Late last week, I returned to the ex-Escuela
de Mecánica de la Armada (ESMA), where just the week before I had seen my
nephew and others finish up work on a mural with a human rights theme. The
ex-ESMA, of course, is now the admirable Espacio
Memoria y Derechos Humanos, dedicated to the memory of those who
disappeared under Argentina’s
most vicious dictatorship ever.
I had toured the ESMA before and, while I found it absorbing
and instructive, it’s a harrowing experience that I don’t care to repeat. I
did, however, want to visit the Museo
Malvinas e Islas del Atlántico Sur (pictured above), a new construction on the ESMA grounds
that expresses Argentina’s
obsession with the Falkland Islands.
I lived in the Islands for a year in 1986-7 while researching my doctoral
dissertation in Geography at the University of California, Berkeley, and
have returned there several times since.
I expected little from this museum and, in that sense,
it did not disappoint me. In summary, it’s an anachronistic exercise in
self-righteous anti-colonialism
that tells us more about the people who created it than it does about the
Islands themselves. The creators, clearly, were more interested in historical
grudges toward what they perceive as perfidious Albion, the illegitimate occupier of a British
Overseas Territory, than in understanding the Islands and their residents
on their own terms.
Occupying three stories of a luminous new construction, the
museum begins with a selective ground-floor timeline that paints a 19th-century
gaucho as a revolutionary nationalist against the British. It also romanticizes a clueless
collection of armed Peronist kids who commandeered a plane from the mainland to the
Islands in 1966 (see below) – without realizing there was no airport. To the surprise
(and subsequent amusement) of locals, the pilot crash-landed on the soggy Stanley
hippodrome and, after an overnight standoff with the local defense force, the
hijackers surrendered and were returned to Argentina (removing the plane was a
more complex task, but the incident could easily serve as the basis for an Ealing comedy).
Ironically, on the grounds of a facility otherwise dedicated
to exposing human rights violations, the museum gives Argentina’s military
dictatorship a pass except for displaying the deceptive propaganda (illustrated below) that convinced
many Argentines they were winning even as their final ignominious
surrender approached. It euphemistically refers to the military’s desembarco (landing) - as opposed to invasion - and completely
ignores the impact on the Islanders themselves. In just a few hours, a town
with just a handful of police became a police state under Colonel Patricio
Dowling, a sadistic Irish-Argentine with a special antipathy toward the
British.
Likewise, the museum says nothing about the fisheries
conservation zone that has brought the Islands their current prosperity; in the tidy, graffiti-free capital of Stanley, residents don’t bother to lock their doors and even leave their car
keys in the ignition. It completely ignores last
year’s referendum in which Islanders expressed their satisfaction with their
current status as an overseas territory.
The museum has one redeeming exhibit, a video salon featuring
a 30-minute film by Argentine
documentarian Raymundo Gleyzer, who traveled to Stanley from Montevideo on
the supply
ship RMS Darwin in 1966. Gleyzer takes for granted that the Islands are
Argentine, but his footage of the Islanders at work and play (as seen in the
video above) is outstanding, though the sound quality is poor (the museum apparently
couldn’t be bothered with closed captioning, much less English subtitles).

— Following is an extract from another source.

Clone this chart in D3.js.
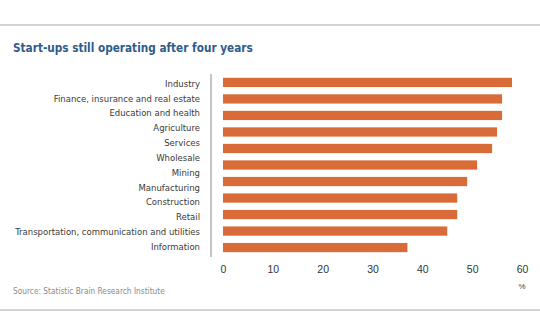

I also found it interesting to see individuals I got to know
20 years later, during my own time there. Some people, most notably kids, are shy
around Gleyzer’s camera, in what at the time was a literally insular community.
In his direct contact with the Islanders, Gleyzer – who himself disappeared
under Argentina’s 1976-83 dictatorship - demonstrates an ethnographic
professionalism that’s lacking elsewhere in the museum. Because his work is
available online, the Museo Malvinas is, in the end, a costly but unworthy addition
to the ex-ESMA.
There is another, more recent Argentine documentary that
incorporates some of Gleyzer’s footage, plus additional archival footage and outsider interviews that parrot the official government position. There is a token
Islander in Las Islas del Viento (trailer above), but
Alec Betts left the
Islands for Argentina after the 1982 war, partly at least for personal reasons
that he does not discuss. As in Gleyzer’s film, there are no subtitles and, in
fact, there is no English-language text anywhere in the museum. That’s arguably
appropriate, in an institution whose main goal is preaching to the choir.
In fact, the museum's only other English-language item, behind glass, is the translation of a book (pictured above) by naval historian Laurio Destefani. When I met Destefani in his Buenos Aires office in the mid-1980s - I had intended to ask him about some Spanish colonial documents - he greeted me with the statement that "For us, the Malvinas are a pact sealed in blood." That didn't leave much room for dialogue, and neither does this museum.